Dickens' performance makes it clear that he loved what he did, since the smile never disappears from his face the whole time he sings. He even lets out a little chuckle at the end, and the audience rewards his energetic performance with a warm round of applause once he finishes singing.

"I'm Little, But I'm Loud"

Another song from Dickens' compilation album, Raisin' The Dickens, "I'm Little, But I'm Loud" may not have ever made its way onto the charts, but the song still captures Dickens' fun-loving spirit.

During a performance on a television show, a young Dickens makes his way on stage, which is set up to look like a barnyard scene. He really gives the performance his all, bouncing back and forth throughout the entire song, and always smiling wide at the camera. 

Dickens also plays on the crowd's awareness of his short stature, making sure to place extra emphasis on the line "I'm puny, short, and little, but I'm loud!" every time he sings it. The last time Dickens' sings the word "loud" he belts it out as loud as he can, grinning even bigger than before.

At the end of it all, Dickens concludes the performance by flipping his guitar and taking a much-deserved bow while the crowd cheers like wild.

"May The Bird Of Paradise Fly Up Your Nose"

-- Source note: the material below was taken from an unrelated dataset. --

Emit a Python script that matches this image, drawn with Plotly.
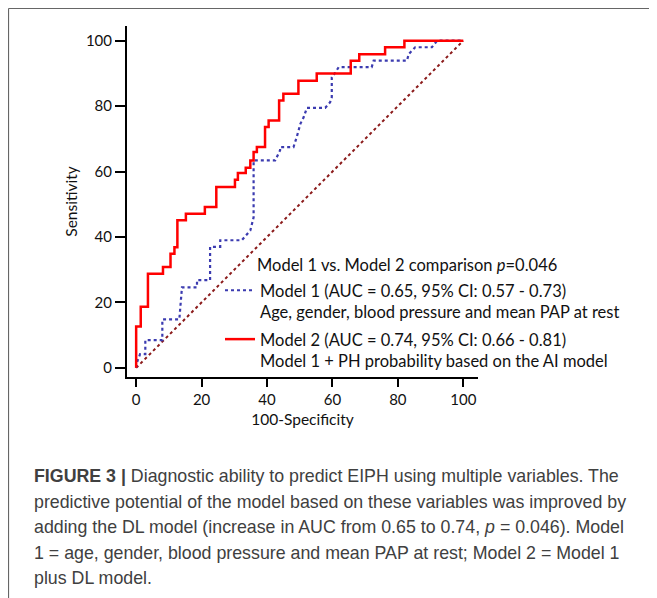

Dickens' most recognizable song, "May The Bird Of Paradise Fly Up Your Nose" was released in 1965 off of his studio album of the same title. The song was Dickens' biggest success and his only number one hit, holding the top spot on the Billboard Hot Country Songs chart for two weeks and crossing over to claim the 15th spot on the pop chart.

In total, the song spent 18 weeks on the charts, and was a definite fan-favorite. A little over a month after the song's release, Dickens' chose to perform it during his appearance on the Bobby Lord Show

Dickens delivers an animated performance, making goofy faces in reaction to the events happening in the song. He truly gets into the character of the song itself, which makes it an extremely entertaining performance to watch. 

When Dickens finishes singing, Bobby Lord comes over to him and praises him on his performance, saying, "boy I don't believe you sung that Jimmy!"

Dickens laughs in response, saying, "I did, and I'm glad."

Like Dickens, we are so glad he sang "May The Bird Of Paradise Fly Up Your Nose," as well as all of his other songs.

We still miss Dickens terribly, but after providing us with decades of fun-filled performances, it seems safe to say that his legacy will always live on in country music.